## YOUR OBJECTIVE
Quote from the first line below through the line that contains "ax.set_ylim(-1816, 15370)", both included, and leave the pictures out.

## DATA SHOWN
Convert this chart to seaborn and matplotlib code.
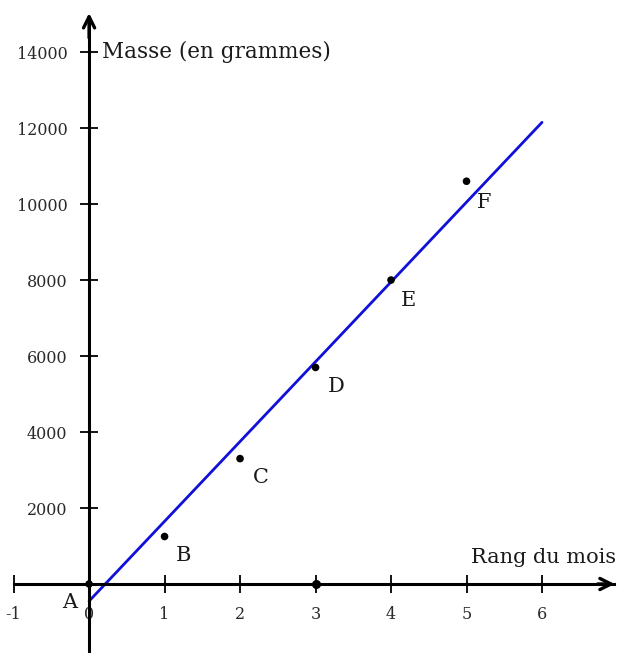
import matplotlib
matplotlib.use("Agg")
import matplotlib.pyplot as plt
import seaborn as sns
import pandas as pd

# data
mois = [0, 1, 2, 3, 4, 5]
masse = [0, 1250, 3300, 5700, 8000, 10600]
noms = ["A", "B", "C", "D", "E", "F"]
droite_x = [0, 6]
droite_y = [-450, 12150]
x_ticks = [-1, 0, 1, 2, 3, 4, 5, 6]
y_ticks = [2000, 4000, 6000, 8000, 10000, 12000, 14000]

sns.set_style("white")
plt.rcParams["font.family"] = ["DejaVu Serif"]
plt.rcParams["axes.unicode_minus"] = False

df = pd.DataFrame({"mois": mois, "masse": masse, "nom": noms})
droite = pd.DataFrame({"x": droite_x, "y": droite_y})

fig = plt.figure(figsize=(6.19, 6.53), dpi=100)
ax = fig.add_axes([0, 0, 1, 1])
ax.set_xlim(-1.18, 7.02)
ax.set_ylim(-1816, 15370)

# axes through the origin
for s in ["top", "right"]:
    ax.spines[s].set_visible(False)
for s in ["left", "bottom"]:
    ax.spines[s].set_position(("data", 0))
    ax.spines[s].set_linewidth(2.2)
    ax.spines[s].set_color("black")
ax.spines["left"].set_bounds(-1816, 14900)
ax.spines["bottom"].set_bounds(-1, 6.95)
ax.annotate("", xy=(7.0, 0), xytext=(6.7, 0),
            arrowprops=dict(arrowstyle="->", lw=2.4, color="black", mutation_scale=20))
ax.annotate("", xy=(0, 15100), xytext=(0, 14300),
            arrowprops=dict(arrowstyle="->", lw=2.4, color="black", mutation_scale=20))

ax.set_xticks(x_ticks)
ax.set_yticks(y_ticks)
ax.tick_params(axis="both", bottom=True, left=True, direction="inout", length=13,
               width=1.3, color="black", labelsize=11.5, labelcolor="#2a2a2a", pad=9)

sns.lineplot(data=droite, x="x", y="y", ax=ax, color="#1010d8", lw=2)
sns.scatterplot(data=df, x="mois", y="masse", ax=ax, color="black", s=30,
                edgecolor="none", zorder=5)
ax.plot([3], [0], "o", color="black", ms=5.5, zorder=5)
ax.set_xlabel("")
ax.set_ylabel("")

# point labels
offsets = {"A": (-0.26, -500), "B": (0.25, -500), "C": (0.27, -500),
           "D": (0.27, -500), "E": (0.23, -550), "F": (0.23, -550)}
for m, v, n in zip(mois, masse, noms):
    dx, dy = offsets[n]
    ax.text(m + dx, v + dy, n, fontsize=15, ha="center", va="center", color="#1a1a1a")

ax.text(0.17, 14000, "Masse (en grammes)", fontsize=15.5, ha="left", va="center",
        color="#1a1a1a")
ax.text(6.98, 700, "Rang du mois", fontsize=15, ha="right", va="center",
        color="#1a1a1a")

fig.savefig("out.png", dpi=100)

## ANSWER IN FULL
Convert this chart to seaborn and matplotlib code.
import matplotlib
matplotlib.use("Agg")
import matplotlib.pyplot as plt
import seaborn as sns
import pandas as pd

# data
mois = [0, 1, 2, 3, 4, 5]
masse = [0, 1250, 3300, 5700, 8000, 10600]
noms = ["A", "B", "C", "D", "E", "F"]
droite_x = [0, 6]
droite_y = [-450, 12150]
x_ticks = [-1, 0, 1, 2, 3, 4, 5, 6]
y_ticks = [2000, 4000, 6000, 8000, 10000, 12000, 14000]

sns.set_style("white")
plt.rcParams["font.family"] = ["DejaVu Serif"]
plt.rcParams["axes.unicode_minus"] = False

df = pd.DataFrame({"mois": mois, "masse": masse, "nom": noms})
droite = pd.DataFrame({"x": droite_x, "y": droite_y})

fig = plt.figure(figsize=(6.19, 6.53), dpi=100)
ax = fig.add_axes([0, 0, 1, 1])
ax.set_xlim(-1.18, 7.02)
ax.set_ylim(-1816, 15370)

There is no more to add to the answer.